Cette fameuse nuit de 1789, on vit les plus grands noms de la noblesse et du haut clergé faire assauts successifs de
renonciation à leurs privilèges. Simple accès d'enthousiasme généreux dans un tourbillon d'évènements inimaginable quelques mois auparavant ? Pas seulement. Il faut garder à l'esprit que dehors,
depuis des mois, la misère et la famine rôdaient. Caisses vides, économie atone, pénurie de farine plus ou moins organisée, y compris par les plus hauts placés. De plus en plus de jacqueries dans
les campagnes, d'émeutes dans les villes. Rejet de payer impôts et taxes, refus d'en créer de nouveaux.
Bref pour les privilégiés et les profiteurs, il y avait de quoi paniquer. Cette peur et le souci de sauver l'essentiel ne
sont certainement pas étranger à l'élan soudain qui pousse alors les plus hauts placés à l'annonce publique de la renonciation à leurs privilèges. Tous ? non ! Totalement ? pas plus, car,
dès le 5 au matin, il sera bien précisé qu'il faudra les racheter et indemniser les tenanciers.
Mais quand même, la digue cédant, c'est le flot des attentes qui s'engouffrait. En deux semaines, la Déclaration des Droits
de l'Homme et du Citoyen était élaborée et, malgré les manoeuvrs dilatoires de l'entourage du roi, édictée. C'était fait. Une révolution était à l'oeuvre. Un monde nouveau s'ouvrait.
Deux siècles plus tard, notre monde n'étouffe-t-il pas, de nouveau, dans ses privilèges et ses privilégiés ? Alors que
partout en Europe, les peuples souffrent, ne voit-on pas les inégalités s'étaler ? Les riches accumulent plus encore et la paupérisation pousse, partout, inexorablement, au populisme.

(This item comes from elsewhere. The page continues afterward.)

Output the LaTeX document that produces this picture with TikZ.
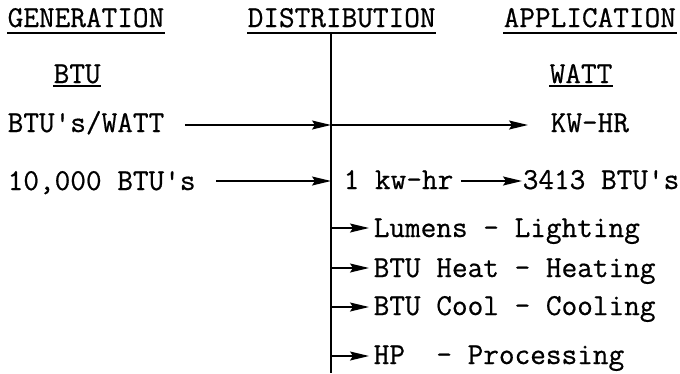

Ne serait-il pas temps, à l'instar des aristocrates les moins obtus de l'époque, les bien pourvus d'aujourd'hui se rendent
compte qu'ils mettent en danger leur propre survie ? Et qu'ils s'accordent à remettre en cause leurs privilèges pour sauver l'essentiel : le dynamisme et la mobilisation des énergies
concitoyennes qui les nourrissent ?
Il existe une différence essentielle cependant avec 1789. Ceux qui pourraient s'identifier aux révolutionnaires
d'alors, le Tiers et ses Représentants, sont aujourd'hui, eux-mêmes, en tant que classes moyennes, tenants de nombreux privilèges qui bloquent les évolutions.
Oui, il est urgent de faire cesser les rémunérations indécentes et parachutes dorés. C'est une question autant d'économie que
de morale. Mais il ne faut pas s'arrêter là. Il faut aussi revenir sur les trop nombreuses niches fiscales, les exonérations de contributions, les allocations accordées sans condition de revenus,
les professions protégées, le refus de servir la collectivité bien que l'on ait bénéficié de dizaines d'années d'études payées ... etc ... Tout cela est irresponsable. En bloc. D'un coup ! Faute
de quoi, on trouvera toujours une excuse pour justifier de son propre privilège face à celui dont profitent les autres.
Oui, une nouvelle nuit du 4 Août est bien nécessaire. Elle serait même salutaire pour les générations qui nous
suivent et peinent à bénéficier de droits humains et démocratiques élémentaires.